_What you are asked to do:_ What is the number of lines in the data holding the word "this"? Give that number by itself.

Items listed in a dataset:
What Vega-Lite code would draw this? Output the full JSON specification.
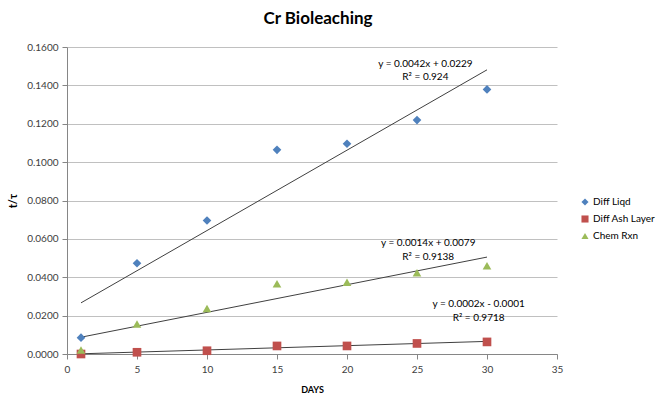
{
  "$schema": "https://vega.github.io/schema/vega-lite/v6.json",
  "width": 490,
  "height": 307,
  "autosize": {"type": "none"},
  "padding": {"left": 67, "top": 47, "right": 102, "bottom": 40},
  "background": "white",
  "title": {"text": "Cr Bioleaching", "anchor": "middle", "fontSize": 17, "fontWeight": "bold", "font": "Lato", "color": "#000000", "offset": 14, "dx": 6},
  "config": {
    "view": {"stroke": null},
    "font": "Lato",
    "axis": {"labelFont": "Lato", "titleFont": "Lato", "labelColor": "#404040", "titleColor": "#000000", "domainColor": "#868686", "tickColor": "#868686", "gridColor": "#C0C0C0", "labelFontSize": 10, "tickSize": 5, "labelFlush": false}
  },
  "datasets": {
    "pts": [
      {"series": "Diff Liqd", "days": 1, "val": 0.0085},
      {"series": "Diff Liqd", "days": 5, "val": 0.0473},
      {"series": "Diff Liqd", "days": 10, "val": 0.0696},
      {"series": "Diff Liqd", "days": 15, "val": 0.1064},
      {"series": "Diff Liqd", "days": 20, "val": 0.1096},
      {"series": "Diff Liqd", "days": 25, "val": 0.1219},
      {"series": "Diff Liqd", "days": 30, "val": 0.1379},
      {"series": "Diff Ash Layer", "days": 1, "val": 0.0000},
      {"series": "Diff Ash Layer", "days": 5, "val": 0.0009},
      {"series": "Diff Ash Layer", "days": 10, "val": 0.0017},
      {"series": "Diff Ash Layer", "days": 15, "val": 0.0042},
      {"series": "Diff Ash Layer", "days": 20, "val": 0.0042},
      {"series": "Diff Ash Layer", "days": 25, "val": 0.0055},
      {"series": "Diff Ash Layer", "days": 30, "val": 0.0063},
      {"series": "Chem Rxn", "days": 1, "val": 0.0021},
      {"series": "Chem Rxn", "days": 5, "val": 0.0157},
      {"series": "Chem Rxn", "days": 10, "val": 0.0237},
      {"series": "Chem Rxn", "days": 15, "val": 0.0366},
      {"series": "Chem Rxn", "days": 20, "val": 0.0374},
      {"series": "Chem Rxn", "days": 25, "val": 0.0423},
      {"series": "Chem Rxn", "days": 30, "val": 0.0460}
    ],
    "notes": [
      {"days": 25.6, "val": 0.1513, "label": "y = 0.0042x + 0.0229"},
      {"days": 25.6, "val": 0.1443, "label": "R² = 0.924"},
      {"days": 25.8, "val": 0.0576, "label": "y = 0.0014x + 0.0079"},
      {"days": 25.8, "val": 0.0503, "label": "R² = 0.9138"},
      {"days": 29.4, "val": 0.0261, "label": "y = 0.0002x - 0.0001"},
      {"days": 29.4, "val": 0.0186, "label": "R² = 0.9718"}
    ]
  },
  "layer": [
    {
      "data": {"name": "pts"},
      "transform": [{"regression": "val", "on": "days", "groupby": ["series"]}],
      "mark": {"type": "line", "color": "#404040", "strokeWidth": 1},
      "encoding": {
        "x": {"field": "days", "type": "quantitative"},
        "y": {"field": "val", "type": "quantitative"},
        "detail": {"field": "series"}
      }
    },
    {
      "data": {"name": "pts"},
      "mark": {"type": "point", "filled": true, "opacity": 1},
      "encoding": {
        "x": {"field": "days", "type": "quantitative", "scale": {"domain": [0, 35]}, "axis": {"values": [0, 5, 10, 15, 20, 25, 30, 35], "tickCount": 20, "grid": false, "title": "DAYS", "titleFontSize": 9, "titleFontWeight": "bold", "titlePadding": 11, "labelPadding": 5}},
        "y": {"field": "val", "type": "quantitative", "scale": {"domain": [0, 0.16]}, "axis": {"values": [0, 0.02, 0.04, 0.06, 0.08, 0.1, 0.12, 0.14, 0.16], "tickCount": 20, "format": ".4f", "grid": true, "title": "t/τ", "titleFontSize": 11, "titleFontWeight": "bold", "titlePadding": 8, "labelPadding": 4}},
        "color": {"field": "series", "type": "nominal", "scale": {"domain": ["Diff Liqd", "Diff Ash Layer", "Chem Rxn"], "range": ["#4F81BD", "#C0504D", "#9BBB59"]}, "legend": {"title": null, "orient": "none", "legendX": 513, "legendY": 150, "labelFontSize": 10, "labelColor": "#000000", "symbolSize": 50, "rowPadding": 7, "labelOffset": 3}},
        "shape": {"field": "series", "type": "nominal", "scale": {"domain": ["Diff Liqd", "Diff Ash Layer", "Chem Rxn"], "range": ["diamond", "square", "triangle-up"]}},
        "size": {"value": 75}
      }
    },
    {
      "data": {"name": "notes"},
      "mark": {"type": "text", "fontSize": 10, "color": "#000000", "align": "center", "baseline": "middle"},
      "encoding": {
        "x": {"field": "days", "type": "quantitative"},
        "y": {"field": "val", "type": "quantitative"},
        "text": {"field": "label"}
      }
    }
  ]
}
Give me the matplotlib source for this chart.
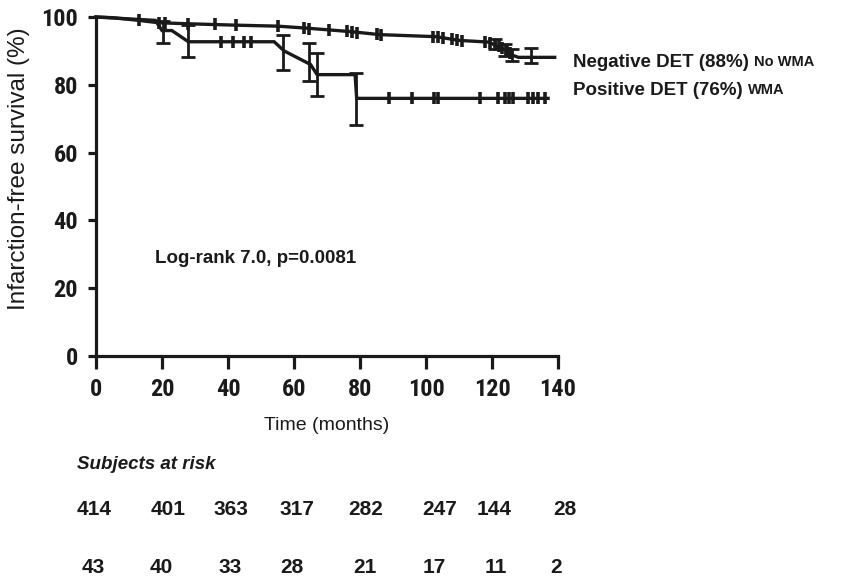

_Exercise output:_ 2